§ ITEMS:
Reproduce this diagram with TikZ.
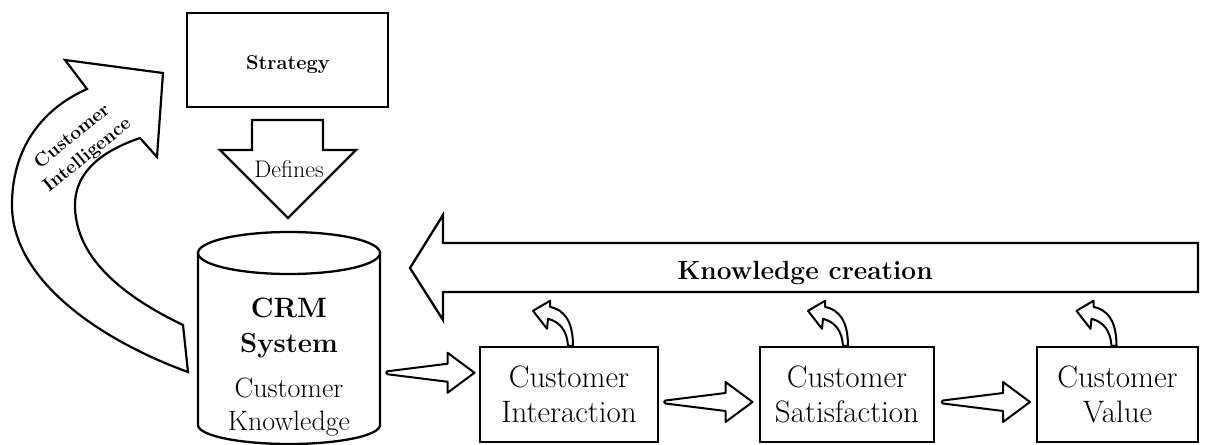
\documentclass[tikz,border=0pt]{standalone}
\usepackage{fontspec}
\usetikzlibrary{calc}
\begin{document}
\begin{tikzpicture}[x=1pt,y=-1pt,
  outline/.style={draw=black, line width=2.3pt, fill=white, line join=miter},
  thinline/.style={draw=black, line width=2pt, fill=white, line join=round},
  boxnode/.style={draw=black, line width=2.4pt, fill=white, inner sep=0pt,
    align=center, minimum height=95pt},
  boxtext/.style={font=\fontsize{31}{35}\selectfont},
  label/.style={anchor=base, inner sep=0pt},
  flowarrow/.pic={
    \draw[thinline] (-43.5,-1.5) -- (16.5,-9) -- (16.5,-20) -- (43.5,0)
      -- (16.5,20) -- (16.5,9) -- (-43.5,1.5) -- (-45,0) -- cycle;},
  feedarrow/.pic={
    \draw[thinline] (3,0) .. controls (3,-25) and (-6,-36) .. (-20,-39)
      -- (-20,-45) -- (-37,-35) -- (-23,-17) -- (-22,-27)
      .. controls (-10,-24) and (-3,-15) .. (-2,0) -- cycle;}
]
\useasboundingbox (0,0) rectangle (1214,444);

% Strategy box and the "Defines" block arrow
\node[boxnode, minimum width=201pt, minimum height=94pt] (strategy) at (287.5,60) {};
\node[label, font=\bfseries\fontsize{20}{22}\selectfont] (strategytext) at (288,69) {Strategy};
\draw[outline] (252,120) -- (323,120) -- (323,150) -- (356,150) -- (288,218)
  -- (220,150) -- (252,150) -- cycle;
\node[label, font=\fontsize{24}{28}\selectfont] (defines) at (289,177) {Defines};

% CRM system drum
\draw[outline] (198,253) -- (198,425)
  arc[start angle=180, end angle=0, x radius=91, y radius=19] -- (380,253);
\draw[outline] (289,253) ellipse[x radius=91, y radius=21];
\node[minimum width=182pt, minimum height=190pt, inner sep=0pt] (cyl) at (289,339) {};
\node[label, font=\bfseries\fontsize{28}{35}\selectfont] (crm1) at (289,317) {CRM};
\node[label, font=\bfseries\fontsize{27.5}{35}\selectfont] (crm2) at (289,352) {System};
\node[label, font=\fontsize{28}{32}\selectfont] (ck1) at (289,397) {Customer};
\node[label, font=\fontsize{28}{32}\selectfont] (ck2) at (289,430) {Knowledge};

% Customer Intelligence curved arrow
\draw[outline, line width=2.2pt] (65,60) -- (87,89)
  .. controls (40,110) and (12,150) .. (12,205)
  .. controls (12,280) and (100,340) .. (188,372)
  -- (183,325)
  .. controls (110,290) and (75,250) .. (75,205)
  .. controls (75,170) and (105,150) .. (140,138)
  -- (157,157) -- (163,73) -- cycle;
\node[rotate=39, align=center, font=\bfseries\fontsize{19}{24}\selectfont]
  (ci) at (80,146) {Customer\\Intelligence};

% Knowledge creation arrow
\draw[outline] (1198,243) -- (443,243) -- (443,215) -- (410,268) -- (443,320)
  -- (443,292) -- (1198,292) -- cycle;
\node[label, font=\bfseries\fontsize{26.3}{30}\selectfont] (kc) at (805,279) {Knowledge creation};

% Process boxes
\node[boxnode, boxtext, minimum width=178pt] (int) at (569,394.5) {Customer\\Interaction};
\node[boxnode, boxtext, minimum width=174pt] (sat) at (847,394.5) {Customer\\Satisfaction};
\node[boxnode, boxtext, minimum width=161pt] (val) at (1117.5,394.5) {Customer\\Value};

% Flow arrows between the stages
\pic at ($(cyl.east)!0.5!(int.west)+(1.5,6)$) {flowarrow};
\pic at ($(int.east)!0.5!(sat.west)+(0,7.5)$) {flowarrow};
\pic at ($(sat.east)!0.5!(val.west)+(1,7.5)$) {flowarrow};

% Feedback arrows into knowledge creation
\pic at ($(int.north)+(1,0)$) {feedarrow};
\pic at ($(sat.north)+(-2,0)$) {feedarrow};
\pic at ($(val.north)+(-4,0)$) {feedarrow};
\end{tikzpicture}
\end{document}
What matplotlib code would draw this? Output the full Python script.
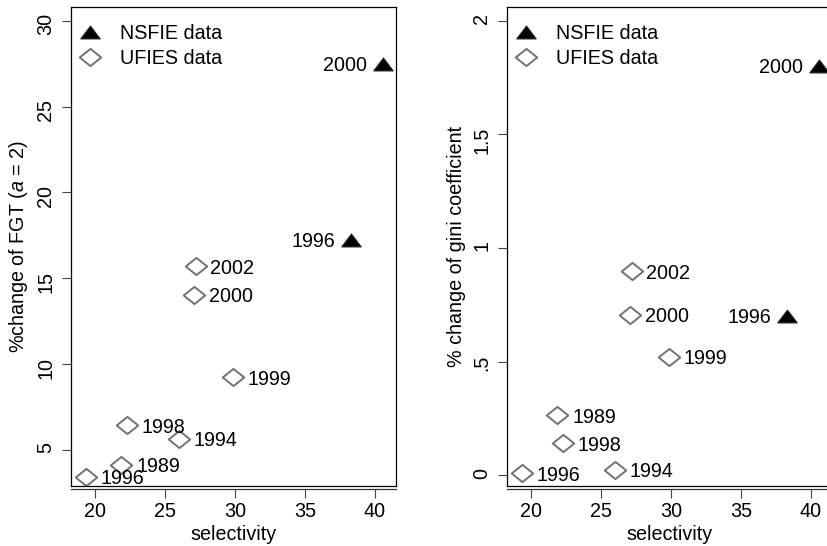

§ DIRECTIONS FOR THIS TASK:
Quote the data above in full, leaving out the pictures it holds.

§ ANSWER TO THIS EXERCISE:
Reproduce this diagram with TikZ.
\documentclass[tikz,border=0pt]{standalone}
\usepackage{fontspec}
\usetikzlibrary{calc}
\begin{document}
\begin{tikzpicture}[x=1pt,y=-1pt,
  outline/.style={draw=black, line width=2.3pt, fill=white, line join=miter},
  thinline/.style={draw=black, line width=2pt, fill=white, line join=round},
  boxnode/.style={draw=black, line width=2.4pt, fill=white, inner sep=0pt,
    align=center, minimum height=95pt},
  boxtext/.style={font=\fontsize{31}{35}\selectfont},
  label/.style={anchor=base, inner sep=0pt},
  flowarrow/.pic={
    \draw[thinline] (-43.5,-1.5) -- (16.5,-9) -- (16.5,-20) -- (43.5,0)
      -- (16.5,20) -- (16.5,9) -- (-43.5,1.5) -- (-45,0) -- cycle;},
  feedarrow/.pic={
    \draw[thinline] (3,0) .. controls (3,-25) and (-6,-36) .. (-20,-39)
      -- (-20,-45) -- (-37,-35) -- (-23,-17) -- (-22,-27)
      .. controls (-10,-24) and (-3,-15) .. (-2,0) -- cycle;}
]
\useasboundingbox (0,0) rectangle (1214,444);

% Strategy box and the "Defines" block arrow
\node[boxnode, minimum width=201pt, minimum height=94pt] (strategy) at (287.5,60) {};
\node[label, font=\bfseries\fontsize{20}{22}\selectfont] (strategytext) at (288,69) {Strategy};
\draw[outline] (252,120) -- (323,120) -- (323,150) -- (356,150) -- (288,218)
  -- (220,150) -- (252,150) -- cycle;
\node[label, font=\fontsize{24}{28}\selectfont] (defines) at (289,177) {Defines};

% CRM system drum
\draw[outline] (198,253) -- (198,425)
  arc[start angle=180, end angle=0, x radius=91, y radius=19] -- (380,253);
\draw[outline] (289,253) ellipse[x radius=91, y radius=21];
\node[minimum width=182pt, minimum height=190pt, inner sep=0pt] (cyl) at (289,339) {};
\node[label, font=\bfseries\fontsize{28}{35}\selectfont] (crm1) at (289,317) {CRM};
\node[label, font=\bfseries\fontsize{27.5}{35}\selectfont] (crm2) at (289,352) {System};
\node[label, font=\fontsize{28}{32}\selectfont] (ck1) at (289,397) {Customer};
\node[label, font=\fontsize{28}{32}\selectfont] (ck2) at (289,430) {Knowledge};

% Customer Intelligence curved arrow
\draw[outline, line width=2.2pt] (65,60) -- (87,89)
  .. controls (40,110) and (12,150) .. (12,205)
  .. controls (12,280) and (100,340) .. (188,372)
  -- (183,325)
  .. controls (110,290) and (75,250) .. (75,205)
  .. controls (75,170) and (105,150) .. (140,138)
  -- (157,157) -- (163,73) -- cycle;
\node[rotate=39, align=center, font=\bfseries\fontsize{19}{24}\selectfont]
  (ci) at (80,146) {Customer\\Intelligence};

% Knowledge creation arrow
\draw[outline] (1198,243) -- (443,243) -- (443,215) -- (410,268) -- (443,320)
  -- (443,292) -- (1198,292) -- cycle;
\node[label, font=\bfseries\fontsize{26.3}{30}\selectfont] (kc) at (805,279) {Knowledge creation};

% Process boxes
\node[boxnode, boxtext, minimum width=178pt] (int) at (569,394.5) {Customer\\Interaction};
\node[boxnode, boxtext, minimum width=174pt] (sat) at (847,394.5) {Customer\\Satisfaction};
\node[boxnode, boxtext, minimum width=161pt] (val) at (1117.5,394.5) {Customer\\Value};

% Flow arrows between the stages
\pic at ($(cyl.east)!0.5!(int.west)+(1.5,6)$) {flowarrow};
\pic at ($(int.east)!0.5!(sat.west)+(0,7.5)$) {flowarrow};
\pic at ($(sat.east)!0.5!(val.west)+(1,7.5)$) {flowarrow};

% Feedback arrows into knowledge creation
\pic at ($(int.north)+(1,0)$) {feedarrow};
\pic at ($(sat.north)+(-2,0)$) {feedarrow};
\pic at ($(val.north)+(-4,0)$) {feedarrow};
\end{tikzpicture}
\end{document}
What matplotlib code would draw this? Output the full Python script.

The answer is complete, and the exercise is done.